TASK REQUIREMENTS ▸ Nothing after the line with "import plotly.graph_objects as go" belongs in the copy; extract the lines below from the top through that line, pictures left out.

========

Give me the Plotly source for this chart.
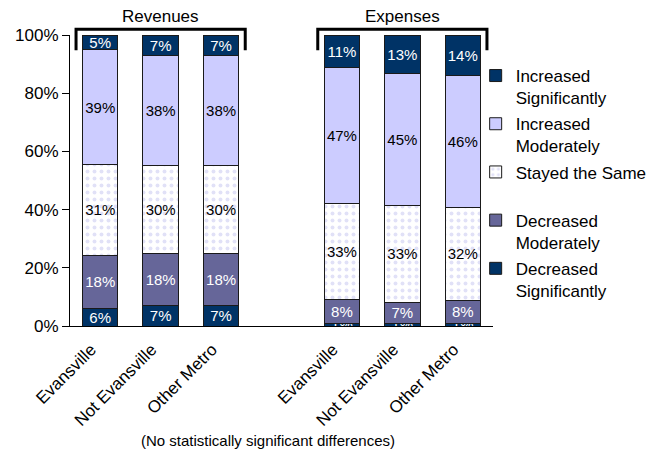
import plotly.graph_objects as go

# ---- data ----
groups = ["Revenues", "Expenses"]
categories = ["Evansville", "Not Evansville", "Other Metro"]
series_names = ["Decreased<br>Significantly", "Decreased<br>Moderately", "Stayed the Same<br> ",
                "Increased<br>Moderately", "Increased<br>Significantly"]
# values per series, order: Revenues(Evansville, Not Evansville, Other Metro), Expenses(...)
decreased_significantly = [6, 7, 7, 1, 1, 1]
decreased_moderately = [18, 18, 18, 8, 7, 8]
stayed_same = [31, 30, 30, 33, 33, 32]
increased_moderately = [39, 38, 38, 47, 45, 46]
increased_significantly = [5, 7, 7, 11, 13, 14]
y_ticks = [0, 20, 40, 60, 80, 100]
note = "(No statistically significant differences)"

series_values = [decreased_significantly, decreased_moderately, stayed_same,
                 increased_moderately, increased_significantly]

NAVY = "#003366"
styles = [
    dict(color=NAVY, text="white", pattern=None),
    dict(color="#666699", text="white", pattern=None),
    dict(color="white", text="black", pattern=dict(shape=".", fgcolor="#C4C4F0", bgcolor="white", size=7, solidity=0.25)),
    dict(color="#CCCCFF", text="black", pattern=None),
    dict(color=NAVY, text="white", pattern=None),
]

FONT = "Liberation Sans, Arial, sans-serif"
ncat = len(categories)
xpos = [g * (ncat + 1) + i for g in range(len(groups)) for i in range(ncat)]
xlabels = [c for g in groups for c in categories]

fig = go.Figure()
nser = len(series_names)
for k, (name, vals, st) in enumerate(zip(series_names, series_values, styles)):
    marker = dict(color=st["color"], line=dict(color="#1a1a1a", width=1))
    if st["pattern"]:
        marker["pattern"] = st["pattern"]
    fig.add_trace(go.Bar(
        x=xpos, y=vals, name=name, marker=marker, width=0.585,
        text=[f"{v}%" for v in vals], textposition="inside", insidetextanchor="middle",
        textangle=0, constraintext="none",
        textfont=dict(color=st["text"], size=15, family=FONT),
        legendgroup=f"g{k}", legendrank=nser - k, hoverinfo="name+y",
    ))

# brackets and group titles
for g, label in enumerate(groups):
    left = g * (ncat + 1) - 0.4
    right = g * (ncat + 1) + ncat - 1 + 0.4
    fig.add_shape(type="path", xref="x", yref="paper",
                  path=f"M {left},0.948 L {left},1.0196 L {right},1.0196 L {right},0.948",
                  line=dict(color="black", width=3))
    fig.add_annotation(x=(left + right) / 2, y=1.062, xref="x", yref="paper", text=label,
                       showarrow=False, font=dict(size=17, color="black", family=FONT),
                       xanchor="center", yanchor="middle")

fig.add_annotation(x=0.467, y=-0.392, xref="paper", yref="paper", text=note, showarrow=False,
                   font=dict(size=15, color="black", family=FONT), xanchor="center", yanchor="middle")

fig.update_layout(
    width=660, height=441,
    barmode="stack", barnorm="percent",
    margin=dict(l=62, r=174.5, t=27, b=123, autoexpand=False),
    paper_bgcolor="white", plot_bgcolor="white",
    font=dict(family=FONT, size=17, color="black"),
    uniformtext=dict(minsize=15, mode="show"),
    showlegend=True,
    legend=dict(traceorder="grouped", x=0.959, xanchor="left", y=0.921, yanchor="top",
                font=dict(size=17), valign="top", tracegroupgap=1, bgcolor="rgba(0,0,0,0)"),
    xaxis=dict(range=[-0.5, 6.5], tickvals=xpos, ticktext=xlabels, tickangle=-45,
               showline=True, linecolor="black", linewidth=1, ticks="", showgrid=False,
               zeroline=False, tickfont=dict(size=17), ticklabelshift=-9, ticklabelstandoff=6),
    yaxis=dict(range=[0, 100], tickvals=y_ticks, ticktext=[f"{t}%" for t in y_ticks],
               showline=True, linecolor="black", linewidth=1, ticks="outside", ticklen=7,
               tickcolor="black", showgrid=False, zeroline=False, tickfont=dict(size=17)),
)

fig.write_html("out.html")
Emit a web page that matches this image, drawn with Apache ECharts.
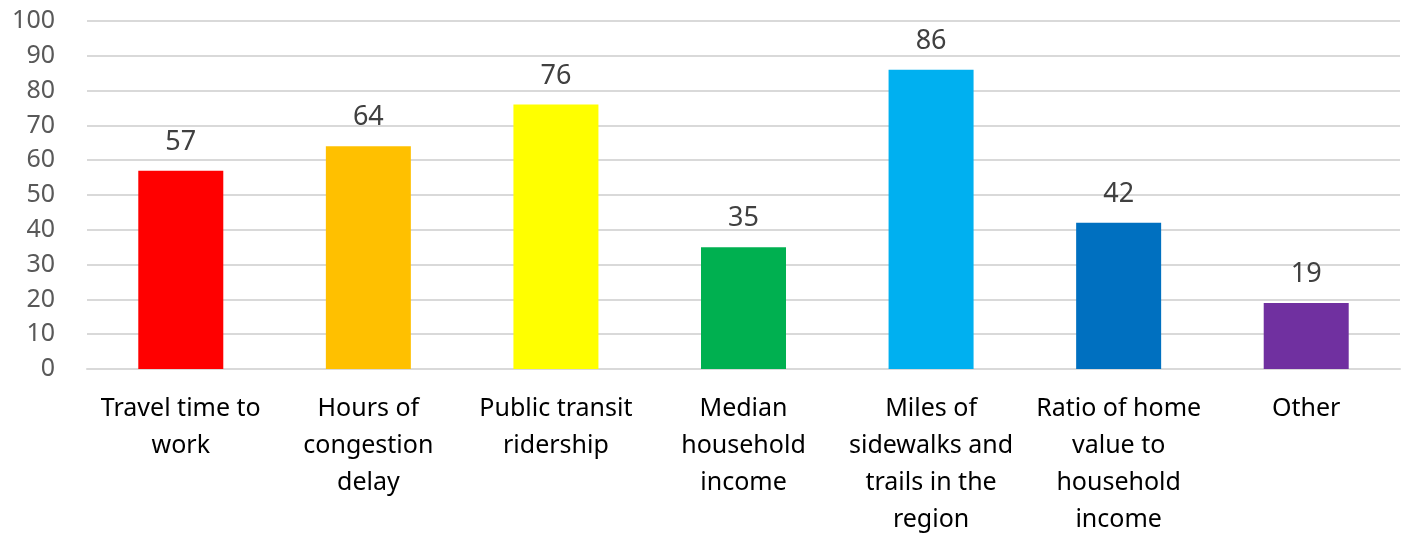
<!DOCTYPE html>
<html>
<head>
<meta charset="utf-8">
<script src="https://cdn.jsdelivr.net/npm/echarts@6/dist/echarts.min.js"></script>
<style>html,body{margin:0;padding:0;background:#fff;}#c{width:1405px;height:533px;}</style>
</head>
<body>
<div id="c"></div>
<script>
const categories = ["Travel time to\nwork", "Hours of\ncongestion\ndelay", "Public transit\nridership", "Median\nhousehold\nincome", "Miles of\nsidewalks and\ntrails in the\nregion", "Ratio of home\nvalue to\nhousehold\nincome", "Other"];
const values = [57, 64, 76, 35, 86, 42, 19];
const colors = ["#FF0000", "#FFC000", "#FFFF00", "#00B050", "#00B0F0", "#0070C0", "#7030A0"];
const yTicks = [0, 100, 10];

const chart = echarts.init(document.getElementById('c'), null, {renderer: 'canvas'});
const font = "'Noto Sans', 'Open Sans', sans-serif";
chart.setOption({
  animation: false,
  textStyle: {fontFamily: font},
  grid: {left: 87, right: 5, top: 21, bottom: 164, containLabel: false, outerBoundsMode: 'none'},
  xAxis: {
    type: 'category',
    data: categories,
    axisLine: {show: true, lineStyle: {color: '#d9d9d9', width: 2}},
    axisTick: {show: false},
    axisLabel: {interval: 0, color: '#000', fontSize: 25, lineHeight: 37, margin: 21, fontFamily: font}
  },
  yAxis: {
    type: 'value',
    min: yTicks[0], max: yTicks[1], interval: yTicks[2],
    axisLine: {show: false},
    axisTick: {show: false},
    splitLine: {lineStyle: {color: '#d9d9d9', width: 2}},
    axisLabel: {color: '#595959', fontSize: 25, margin: 32, fontFamily: font}
  },
  series: [{
    type: 'bar',
    data: values.map((v, i) => ({value: v, itemStyle: {color: colors[i]}})),
    barWidth: 85,
    label: {show: true, position: 'top', distance: 15, color: '#404040', fontSize: 27, fontFamily: font}
  }]
});
</script>
</body>
</html>
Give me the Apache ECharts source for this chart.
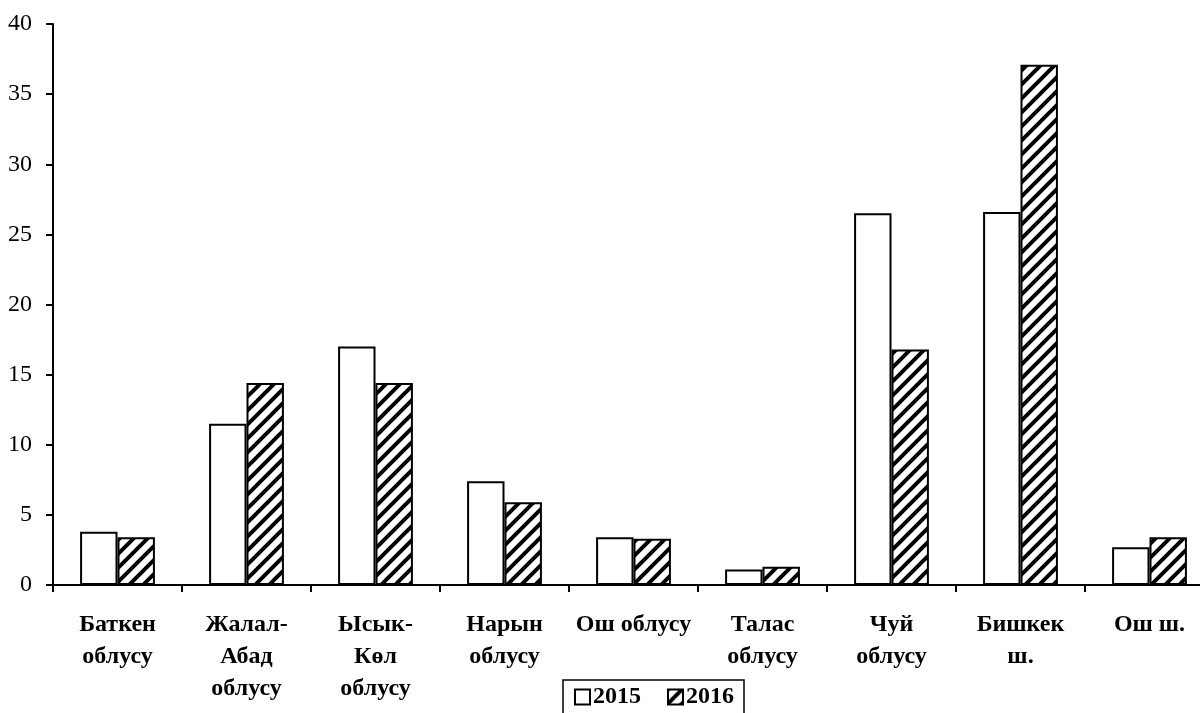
<!DOCTYPE html>
<html>
<head>
<meta charset="utf-8">
<script src="https://cdn.jsdelivr.net/npm/echarts@6/dist/echarts.min.js"></script>
<style>
html,body{margin:0;padding:0;background:#fff;}
#chart{width:1200px;height:713px;}
</style>
</head>
<body>
<div id="chart"></div>
<script>
const categories = ["Баткен\nоблусу", "Жалал-\nАбад\nоблусу", "Ысык-\nКөл\nоблусу", "Нарын\nоблусу", "Ош облусу", "Талас\nоблусу", "Чуй\nоблусу", "Бишкек\nш.", "Ош ш."];
const seriesNames = ["2015", "2016"];
const values2015 = [3.8, 11.5, 17.0, 7.4, 3.4, 1.1, 26.5, 26.6, 2.7];
const values2016 = [3.4, 14.4, 14.4, 5.9, 3.3, 1.3, 16.8, 37.1, 3.4];
const yTicks = { min: 0, max: 40, interval: 5 };

function hatch() {
  const s = 14;
  const c = document.createElement('canvas');
  c.width = s; c.height = s;
  const g = c.getContext('2d');
  g.fillStyle = '#fff';
  g.fillRect(0, 0, s, s);
  g.strokeStyle = '#000';
  g.lineWidth = 4;
  g.beginPath();
  g.moveTo(-2, s + 2); g.lineTo(s + 2, -2);
  g.moveTo(-2, 2); g.lineTo(2, -2);
  g.moveTo(s - 2, s + 2); g.lineTo(s + 2, s - 2);
  g.stroke();
  return c;
}

const font = '"Liberation Serif", "Times New Roman", serif';
const chart = echarts.init(document.getElementById('chart'), null, { renderer: 'canvas' });
chart.setOption({
  animation: false,
  backgroundColor: '#fff',
  grid: { left: 53, top: 24, width: 1161, height: 561, containLabel: false, outerBoundsMode: 'none' },
  legend: {
    top: 680, left: 563,
    data: seriesNames,
    icon: 'rect',
    itemWidth: 15, itemHeight: 15, itemGap: 26,
    padding: [5, 10, 14, 11],
    borderColor: '#000', borderWidth: 1.5,
    textStyle: { fontFamily: font, fontWeight: 'bold', fontSize: 24, color: '#000', padding: [0, 0, 0, -2] }
  },
  xAxis: {
    type: 'category',
    data: categories,
    axisLine: { lineStyle: { color: '#000', width: 2 } },
    axisTick: { show: true, inside: false, length: 7, lineStyle: { color: '#000', width: 2 } },
    axisLabel: { interval: 0, margin: 24, fontFamily: font, fontWeight: 'bold', fontSize: 24, color: '#000', lineHeight: 32 }
  },
  yAxis: {
    type: 'value',
    min: yTicks.min, max: yTicks.max, interval: yTicks.interval,
    splitLine: { show: false },
    axisLine: { show: true, lineStyle: { color: '#000', width: 2 } },
    axisTick: { show: true, length: 7, lineStyle: { color: '#000', width: 2 } },
    axisLabel: { margin: 21, fontFamily: font, fontSize: 24, color: '#000' }
  },
  series: [
    {
      name: seriesNames[0], type: 'bar', data: values2015,
      barGap: '0%', barCategoryGap: '42%',
      itemStyle: { color: '#fff', borderColor: '#000', borderWidth: 2 }
    },
    {
      name: seriesNames[1], type: 'bar', data: values2016,
      barGap: '0%', barCategoryGap: '42%',
      itemStyle: { color: { image: hatch(), repeat: 'repeat' }, borderColor: '#000', borderWidth: 2 }
    }
  ]
});
</script>
</body>
</html>
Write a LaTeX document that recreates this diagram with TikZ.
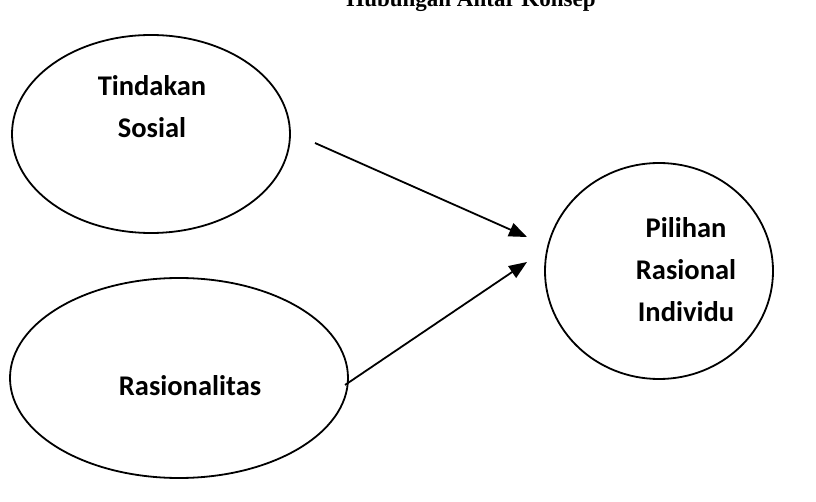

========

EXERCISE RESPONSE ▸
Give me the Plotly source for this chart.
import plotly.graph_objects as go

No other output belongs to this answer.